Where to Start with Salvatore Quasimodo
Salvatore Quasimodo wrote poems so compressed they feel carved from stone. A Sicilian who carried the weight of classical antiquity in every line, he began in private symbolism and emerged, after the devastation of the Second World War, as one of Italy’s fiercest moral voices. His Nobel Prize recognized a poet who could hold both beauty and grief in a single breath, and his best work remains among the most powerful short verse written anywhere in the twentieth century.
Start here
Complete Poems
Salvatore Quasimodo · 250 pages · 1960 · Moderate
Themes: war, beauty, classical antiquity, human suffering
A career in verse that moves from Sicilian hermetic imagery through the devastation of war to a late style of hard-won clarity. Complete Poems is the best way to experience the full arc of Quasimodo’s vision.
Why Start Here
A collected edition lets you see both phases of his work and understand why the Nobel committee cited his “lyrical poetry which with classical fire expresses the tragic experience of life in our own times.” His early poems, dense, strange, rooted in ancient Sicily, are beautiful in isolation. But they become richer once you see how the war cracked them open and what poured out.

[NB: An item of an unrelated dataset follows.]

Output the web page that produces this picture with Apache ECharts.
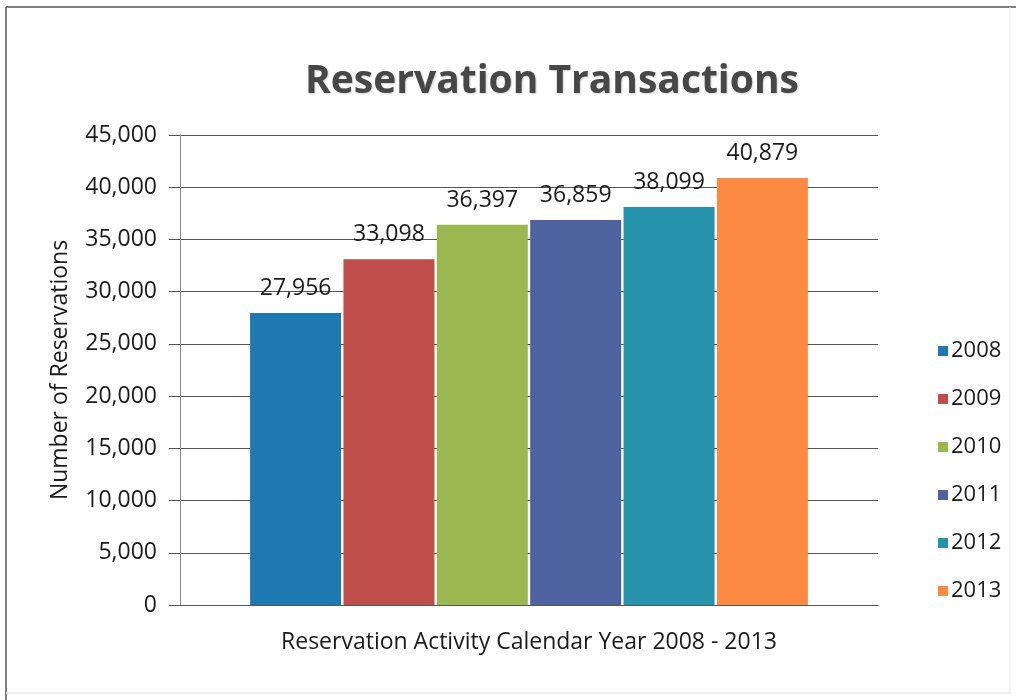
<!DOCTYPE html>
<html>
<head>
<meta charset="utf-8">
<script src="https://cdn.jsdelivr.net/npm/echarts@6/dist/echarts.min.js"></script>
<style>
  html, body { margin: 0; padding: 0; background: #fff; }
  #chart { width: 1016px; height: 700px; }
</style>
</head>
<body>
<div id="chart"></div>
<script>
// Annual reservation totals, one bar per year
const years = ['2008', '2009', '2010', '2011', '2012', '2013'];
const reservations = [27956, 33098, 36397, 36859, 38099, 40879];
const yearColors = ['#1e78b2', '#bf4d49', '#9ab84f', '#4f62a0', '#2692ab', '#fd8a43'];
const categoryLabel = ['Reservation Activity Calendar Year 2008 - 2013'];
const yTicks = { min: 0, max: 45000, step: 5000 };

const FONT = '"Open Sans", "Noto Sans", sans-serif';

const chart = echarts.init(document.getElementById('chart'), null, { renderer: 'canvas' });

const series = years.map((y, i) => ({
  name: y,
  type: 'bar',
  data: [reservations[i]],
  barWidth: 91,
  barGap: '2.6%',
  itemStyle: { color: yearColors[i] },
  label: {
    show: true,
    position: 'top',
    distance: 13,
    fontFamily: FONT,
    fontSize: 23,
    color: '#1a1a1a',
    formatter: p => p.value.toLocaleString('en-US')
  }
}));

chart.setOption({
  animation: false,
  backgroundColor: '#ffffff',
  title: {
    text: 'Reservation Transactions',
    left: 547,
    top: 57,
    textAlign: 'center',
    textStyle: {
      fontFamily: FONT,
      fontSize: 39,
      fontWeight: 'bold',
      color: '#474747',
      textShadowColor: 'rgba(0,0,0,0.18)',
      textShadowBlur: 2,
      textShadowOffsetX: 1,
      textShadowOffsetY: 1
    }
  },
  legend: {
    orient: 'vertical',
    left: 933,
    top: 331,
    itemWidth: 10,
    itemHeight: 10,
    itemGap: 18,
    icon: 'rect',
    textStyle: { fontFamily: FONT, fontSize: 22, lineHeight: 30, color: '#1a1a1a', padding: [0, 0, 0, -2] },
    data: years
  },
  grid: { left: 180, right: 138, top: 135, bottom: 95, containLabel: false },
  xAxis: {
    type: 'category',
    data: categoryLabel,
    axisLine: { show: true, lineStyle: { color: '#555', width: 1.2 } },
    axisTick: { show: false },
    axisLabel: {
      show: true,
      fontFamily: FONT,
      fontSize: 23,
      color: '#1a1a1a',
      margin: 26
    }
  },
  yAxis: {
    type: 'value',
    min: yTicks.min,
    max: yTicks.max,
    interval: yTicks.step,
    name: 'Number of Reservations',
    nameLocation: 'middle',
    nameGap: 108,
    nameTextStyle: { fontFamily: FONT, fontSize: 23, color: '#1a1a1a' },
    axisLine: { show: true, lineStyle: { color: '#8a8a8a', width: 1 } },
    axisTick: { show: true, inside: false, length: 11, lineStyle: { color: '#555' } },
    splitLine: { show: true, lineStyle: { color: '#555', width: 1.2 } },
    axisLabel: {
      fontFamily: FONT,
      fontSize: 23,
      color: '#1a1a1a',
      margin: 23,
      formatter: v => v.toLocaleString('en-US')
    }
  },
  graphic: [
    { type: 'line', shape: { x1: 6, y1: 7, x2: 1016, y2: 7 }, style: { stroke: '#555', lineWidth: 1.5 } },
    { type: 'line', shape: { x1: 6, y1: 7, x2: 6, y2: 700 }, style: { stroke: '#555', lineWidth: 1.5 } },
    { type: 'line', shape: { x1: 1010, y1: 7, x2: 1010, y2: 693 }, style: { stroke: '#e6e6e6', lineWidth: 1 } },
    { type: 'line', shape: { x1: 6, y1: 693, x2: 1010, y2: 693 }, style: { stroke: '#e6e6e6', lineWidth: 1 } }
  ],
  series: series
});
</script>
</body>
</html>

The famous short poems from the 1940s, “Man of My Time,” “And Suddenly It’s Evening”, are among the most anthologised Italian poems of the century. They are the place where most readers fall in love with his work, and a collected volume ensures you reach them in context.
What to Expect
Two distinct styles under one cover. The early hermetic poems are compressed and allusive, requiring patience. The war and post-war poems are stark and direct, often devastating in their brevity. A bilingual edition is strongly recommended, his Italian sound is inseparable from the meaning.